**What is expected:** Below are some records; repeat them all exactly, minus the pictures.

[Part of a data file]
>> Begin

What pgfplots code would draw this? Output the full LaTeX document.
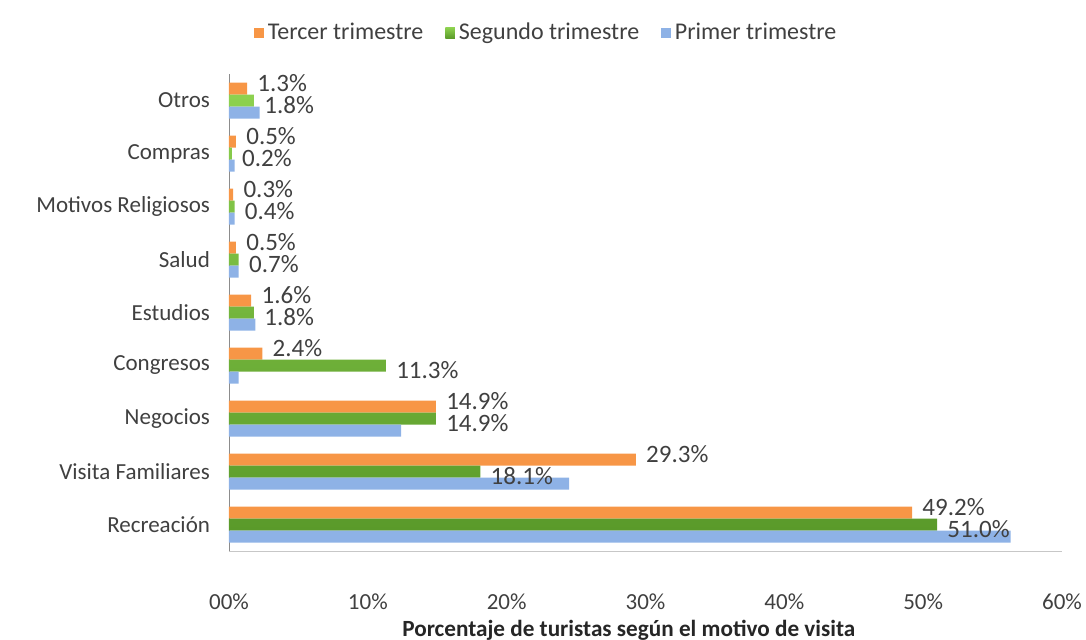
\documentclass[border=0pt]{standalone}
\usepackage{fontspec}
\setmainfont{Carlito}
\usepackage{pgfplots}
\pgfplotsset{compat=1.18}
\definecolor{tercer}{HTML}{F79646}
\definecolor{segundo}{HTML}{8DD14F}
\definecolor{segundodark}{HTML}{5A9A2A}
\definecolor{primer}{HTML}{8EB2E6}
\definecolor{txt}{HTML}{404040}

\begin{document}
\begin{tikzpicture}
% page = 1086x639 px at 0.5pt per px, plot area lower left at (0,0)
\useasboundingbox (-114.5pt,-44pt) rectangle (428.5pt,275.5pt);
\begin{axis}[
scale only axis,width=416.5pt,height=238.5pt,
xbar,bar width=6pt,
xmin=0,xmax=60,ymin=-0.5,ymax=8.5,
xtick={0,10,...,60},
xticklabels={00\%,10\%,20\%,30\%,40\%,50\%,60\%},
ytick={0,...,8},
yticklabels={Recreación,Visita Familiares,Negocios,Congresos,Estudios,Salud,Motivos Religiosos,Compras,Otros},
major tick length=0pt,
axis x line*=bottom,axis y line*=left,
x axis line style={-,draw=black!22},
y axis line style={-,draw=black!45},
tick label style={font=\fontsize{11.5}{13}\selectfont,text=txt},
xticklabel style={yshift=-18pt},
yticklabel style={xshift=-6pt},
xlabel={Porcentaje de turistas según el motivo de visita},
xlabel style={font=\fontsize{11.6}{13}\selectfont\bfseries,text=black!85,at={(axis description cs:0.48,0)},anchor=center,yshift=-39.5pt},
legend columns=3,
legend style={draw=none,fill=none,at={(axis description cs:0.382,1)},anchor=center,yshift=20.5pt,
  font=\fontsize{12}{14}\selectfont,text=txt,
  /tikz/every even column/.append style={column sep=9pt}},
legend image code/.code={\fill[#1] (0pt,-2.7pt) rectangle (4.8pt,2.7pt);},
every node near coord/.append style={font=\fontsize{12.5}{14}\selectfont,text=txt,anchor=west,inner sep=1pt},
]
\addplot[bar shift=6pt,fill=tercer,draw=none,point meta=x,
  nodes near coords={\pgfmathprintnumber[fixed,fixed zerofill,precision=1,assume math mode=true]{\pgfplotspointmeta}\%},
  nodes near coords style={xshift=4pt,yshift=2.5pt}]
  coordinates {(49.2,0) (29.3,1) (14.9,2) (2.4,3) (1.6,4) (0.5,5) (0.3,6) (0.5,7) (1.3,8)};
\addplot[bar shift=0pt,top color=segundo,bottom color=segundodark,draw=none,point meta=x,
  nodes near coords={\pgfmathprintnumber[fixed,fixed zerofill,precision=1,assume math mode=true]{\pgfplotspointmeta}\%},
  nodes near coords style={xshift=4pt,yshift=-2.5pt}]
  coordinates {(51.0,0) (18.1,1) (14.9,2) (11.3,3) (1.8,4) (0.7,5) (0.4,6) (0.2,7) (1.8,8)};
\addplot[bar shift=-6pt,fill=primer,draw=none]
  coordinates {(56.3,0) (24.5,1) (12.4,2) (0.7,3) (1.9,4) (0.7,5) (0.4,6) (0.4,7) (2.2,8)};
\legend{Tercer trimestre,Segundo trimestre,Primer trimestre}
\end{axis}
\end{tikzpicture}
\end{document}
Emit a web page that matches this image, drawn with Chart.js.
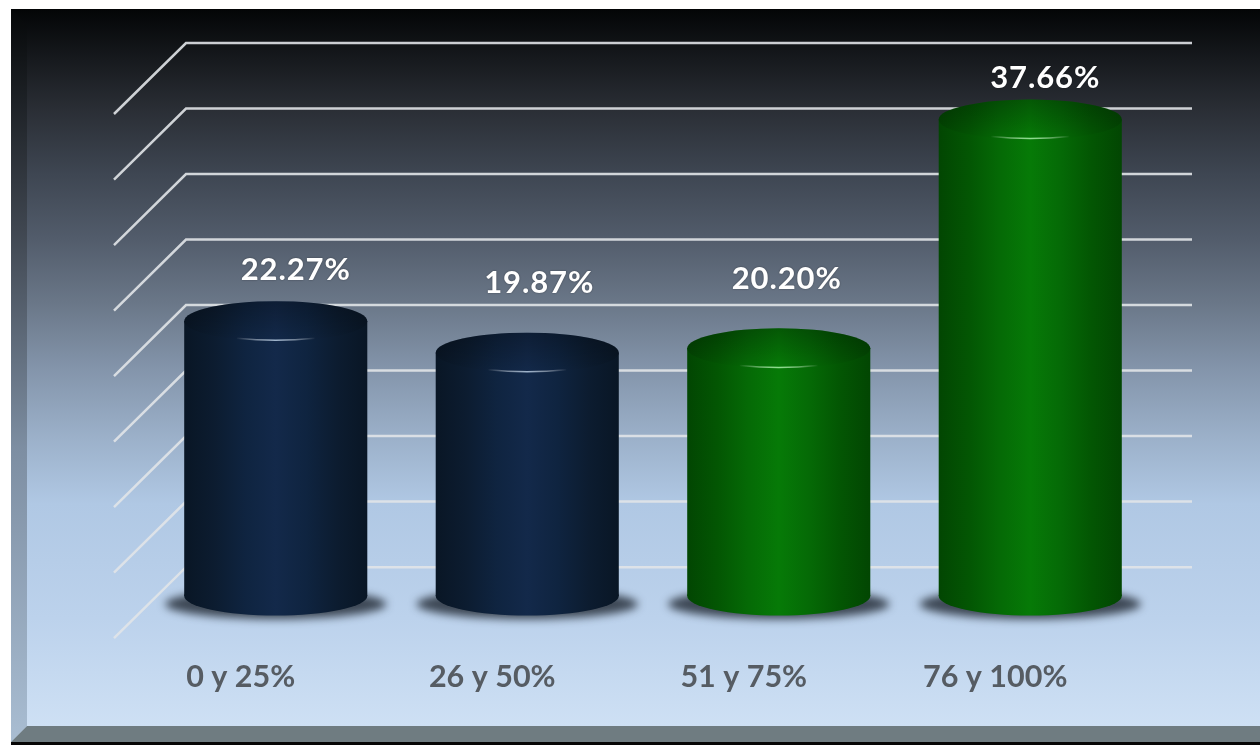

>> End

**The output:**
What pgfplots code would draw this? Output the full LaTeX document.
\documentclass[border=0pt]{standalone}
\usepackage{fontspec}
\setmainfont{Carlito}
\usepackage{pgfplots}
\pgfplotsset{compat=1.18}
\definecolor{tercer}{HTML}{F79646}
\definecolor{segundo}{HTML}{8DD14F}
\definecolor{segundodark}{HTML}{5A9A2A}
\definecolor{primer}{HTML}{8EB2E6}
\definecolor{txt}{HTML}{404040}

\begin{document}
\begin{tikzpicture}
% page = 1086x639 px at 0.5pt per px, plot area lower left at (0,0)
\useasboundingbox (-114.5pt,-44pt) rectangle (428.5pt,275.5pt);
\begin{axis}[
scale only axis,width=416.5pt,height=238.5pt,
xbar,bar width=6pt,
xmin=0,xmax=60,ymin=-0.5,ymax=8.5,
xtick={0,10,...,60},
xticklabels={00\%,10\%,20\%,30\%,40\%,50\%,60\%},
ytick={0,...,8},
yticklabels={Recreación,Visita Familiares,Negocios,Congresos,Estudios,Salud,Motivos Religiosos,Compras,Otros},
major tick length=0pt,
axis x line*=bottom,axis y line*=left,
x axis line style={-,draw=black!22},
y axis line style={-,draw=black!45},
tick label style={font=\fontsize{11.5}{13}\selectfont,text=txt},
xticklabel style={yshift=-18pt},
yticklabel style={xshift=-6pt},
xlabel={Porcentaje de turistas según el motivo de visita},
xlabel style={font=\fontsize{11.6}{13}\selectfont\bfseries,text=black!85,at={(axis description cs:0.48,0)},anchor=center,yshift=-39.5pt},
legend columns=3,
legend style={draw=none,fill=none,at={(axis description cs:0.382,1)},anchor=center,yshift=20.5pt,
  font=\fontsize{12}{14}\selectfont,text=txt,
  /tikz/every even column/.append style={column sep=9pt}},
legend image code/.code={\fill[#1] (0pt,-2.7pt) rectangle (4.8pt,2.7pt);},
every node near coord/.append style={font=\fontsize{12.5}{14}\selectfont,text=txt,anchor=west,inner sep=1pt},
]
\addplot[bar shift=6pt,fill=tercer,draw=none,point meta=x,
  nodes near coords={\pgfmathprintnumber[fixed,fixed zerofill,precision=1,assume math mode=true]{\pgfplotspointmeta}\%},
  nodes near coords style={xshift=4pt,yshift=2.5pt}]
  coordinates {(49.2,0) (29.3,1) (14.9,2) (2.4,3) (1.6,4) (0.5,5) (0.3,6) (0.5,7) (1.3,8)};
\addplot[bar shift=0pt,top color=segundo,bottom color=segundodark,draw=none,point meta=x,
  nodes near coords={\pgfmathprintnumber[fixed,fixed zerofill,precision=1,assume math mode=true]{\pgfplotspointmeta}\%},
  nodes near coords style={xshift=4pt,yshift=-2.5pt}]
  coordinates {(51.0,0) (18.1,1) (14.9,2) (11.3,3) (1.8,4) (0.7,5) (0.4,6) (0.2,7) (1.8,8)};
\addplot[bar shift=-6pt,fill=primer,draw=none]
  coordinates {(56.3,0) (24.5,1) (12.4,2) (0.7,3) (1.9,4) (0.7,5) (0.4,6) (0.4,7) (2.2,8)};
\legend{Tercer trimestre,Segundo trimestre,Primer trimestre}
\end{axis}
\end{tikzpicture}
\end{document}
Emit a web page that matches this image, drawn with Chart.js.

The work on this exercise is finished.